[Instructions for the task]: Set out each line from the following listing that includes the word "chart".

BEGIN Information supplied

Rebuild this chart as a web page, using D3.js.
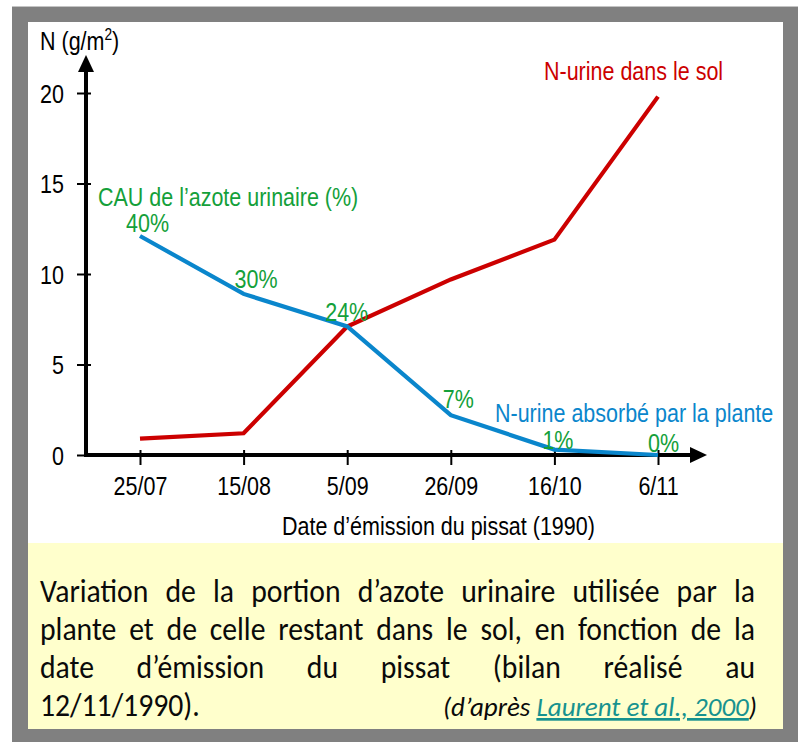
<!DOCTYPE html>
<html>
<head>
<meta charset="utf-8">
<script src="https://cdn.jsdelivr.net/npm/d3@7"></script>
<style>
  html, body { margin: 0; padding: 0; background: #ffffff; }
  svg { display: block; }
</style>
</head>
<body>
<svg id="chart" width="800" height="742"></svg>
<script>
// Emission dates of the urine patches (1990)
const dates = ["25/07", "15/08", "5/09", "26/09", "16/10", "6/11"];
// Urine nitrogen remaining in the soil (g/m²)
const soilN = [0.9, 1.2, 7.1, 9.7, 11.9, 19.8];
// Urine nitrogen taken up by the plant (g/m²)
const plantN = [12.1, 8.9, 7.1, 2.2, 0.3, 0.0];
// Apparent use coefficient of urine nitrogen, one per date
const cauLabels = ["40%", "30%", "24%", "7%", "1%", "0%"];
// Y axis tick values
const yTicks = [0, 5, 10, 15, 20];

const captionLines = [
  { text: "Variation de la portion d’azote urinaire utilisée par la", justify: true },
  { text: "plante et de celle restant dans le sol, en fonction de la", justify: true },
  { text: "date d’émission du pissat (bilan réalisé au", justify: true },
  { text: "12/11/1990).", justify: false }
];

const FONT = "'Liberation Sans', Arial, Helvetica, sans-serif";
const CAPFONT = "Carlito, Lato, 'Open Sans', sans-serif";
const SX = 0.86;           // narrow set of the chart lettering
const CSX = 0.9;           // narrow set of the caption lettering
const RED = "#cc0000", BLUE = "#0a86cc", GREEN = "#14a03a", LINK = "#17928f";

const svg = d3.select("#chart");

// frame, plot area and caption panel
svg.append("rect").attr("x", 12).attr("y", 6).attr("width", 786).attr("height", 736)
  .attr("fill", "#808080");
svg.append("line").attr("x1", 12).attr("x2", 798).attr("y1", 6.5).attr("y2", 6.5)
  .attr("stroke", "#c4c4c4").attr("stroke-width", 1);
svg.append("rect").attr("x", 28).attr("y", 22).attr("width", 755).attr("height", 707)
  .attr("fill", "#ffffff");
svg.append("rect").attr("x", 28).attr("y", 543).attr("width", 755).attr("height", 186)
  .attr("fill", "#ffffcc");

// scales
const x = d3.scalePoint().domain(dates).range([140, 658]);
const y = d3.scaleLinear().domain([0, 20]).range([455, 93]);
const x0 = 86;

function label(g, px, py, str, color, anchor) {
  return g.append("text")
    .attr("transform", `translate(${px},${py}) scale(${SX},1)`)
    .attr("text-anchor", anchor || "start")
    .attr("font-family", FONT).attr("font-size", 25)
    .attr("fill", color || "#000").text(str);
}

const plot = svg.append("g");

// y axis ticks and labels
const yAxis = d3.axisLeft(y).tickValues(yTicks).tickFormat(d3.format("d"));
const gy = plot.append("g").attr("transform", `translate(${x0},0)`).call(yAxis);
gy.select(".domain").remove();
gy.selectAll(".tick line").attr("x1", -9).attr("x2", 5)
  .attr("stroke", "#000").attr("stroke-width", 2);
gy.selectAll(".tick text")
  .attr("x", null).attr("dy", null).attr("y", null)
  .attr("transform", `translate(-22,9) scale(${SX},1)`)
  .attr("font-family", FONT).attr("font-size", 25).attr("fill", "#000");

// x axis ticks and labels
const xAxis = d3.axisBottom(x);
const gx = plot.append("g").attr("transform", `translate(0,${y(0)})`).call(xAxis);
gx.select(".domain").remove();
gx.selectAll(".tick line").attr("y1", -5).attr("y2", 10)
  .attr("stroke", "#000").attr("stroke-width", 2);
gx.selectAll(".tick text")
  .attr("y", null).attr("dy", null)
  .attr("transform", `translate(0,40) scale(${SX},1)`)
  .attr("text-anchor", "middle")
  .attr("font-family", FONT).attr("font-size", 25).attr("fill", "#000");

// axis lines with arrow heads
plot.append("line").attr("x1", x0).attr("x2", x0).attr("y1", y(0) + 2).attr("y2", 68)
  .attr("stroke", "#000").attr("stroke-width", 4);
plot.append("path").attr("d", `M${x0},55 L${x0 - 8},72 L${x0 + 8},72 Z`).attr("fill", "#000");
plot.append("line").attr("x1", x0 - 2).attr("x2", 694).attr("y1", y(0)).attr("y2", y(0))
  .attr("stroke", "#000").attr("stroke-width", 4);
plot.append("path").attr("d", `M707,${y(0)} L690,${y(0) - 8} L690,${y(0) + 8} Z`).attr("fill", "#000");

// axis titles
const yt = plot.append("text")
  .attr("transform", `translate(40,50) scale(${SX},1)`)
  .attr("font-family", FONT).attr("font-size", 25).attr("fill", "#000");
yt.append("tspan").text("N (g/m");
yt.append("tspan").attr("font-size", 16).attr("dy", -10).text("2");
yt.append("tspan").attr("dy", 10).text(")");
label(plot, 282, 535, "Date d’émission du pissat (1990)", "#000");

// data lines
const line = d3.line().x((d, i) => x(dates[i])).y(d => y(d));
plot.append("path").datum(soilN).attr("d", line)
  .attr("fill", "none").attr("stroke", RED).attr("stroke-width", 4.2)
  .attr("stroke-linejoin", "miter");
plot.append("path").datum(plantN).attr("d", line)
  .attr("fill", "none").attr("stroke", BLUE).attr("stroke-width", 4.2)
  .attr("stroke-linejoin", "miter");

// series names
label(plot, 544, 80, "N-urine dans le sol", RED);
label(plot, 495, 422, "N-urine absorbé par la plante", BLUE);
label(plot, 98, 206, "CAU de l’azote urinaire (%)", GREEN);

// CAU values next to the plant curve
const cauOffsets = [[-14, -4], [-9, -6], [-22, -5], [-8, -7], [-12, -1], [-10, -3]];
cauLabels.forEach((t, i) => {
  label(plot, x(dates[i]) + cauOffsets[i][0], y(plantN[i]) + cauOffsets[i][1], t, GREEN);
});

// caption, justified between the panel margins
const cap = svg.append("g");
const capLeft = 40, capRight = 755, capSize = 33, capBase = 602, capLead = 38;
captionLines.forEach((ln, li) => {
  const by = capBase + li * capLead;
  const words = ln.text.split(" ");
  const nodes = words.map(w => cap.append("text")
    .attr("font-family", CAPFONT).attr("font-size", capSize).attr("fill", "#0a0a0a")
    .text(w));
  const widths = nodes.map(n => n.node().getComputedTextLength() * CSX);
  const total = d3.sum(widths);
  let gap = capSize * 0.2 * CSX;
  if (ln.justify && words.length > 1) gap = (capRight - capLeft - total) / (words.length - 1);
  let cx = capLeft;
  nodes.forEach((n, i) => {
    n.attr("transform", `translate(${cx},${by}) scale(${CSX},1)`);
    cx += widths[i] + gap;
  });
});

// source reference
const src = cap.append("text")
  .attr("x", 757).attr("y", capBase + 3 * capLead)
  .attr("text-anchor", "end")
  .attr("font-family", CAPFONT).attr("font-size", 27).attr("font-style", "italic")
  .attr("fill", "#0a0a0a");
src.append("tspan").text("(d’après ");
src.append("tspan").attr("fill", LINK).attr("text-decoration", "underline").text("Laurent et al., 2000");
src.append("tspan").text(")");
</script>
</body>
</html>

END Information supplied

[Output of the task]:
Rebuild this chart as a web page, using D3.js.
<svg id="chart" width="800" height="742"></svg>
const SX = 0.86;           // narrow set of the chart lettering
const svg = d3.select("#chart");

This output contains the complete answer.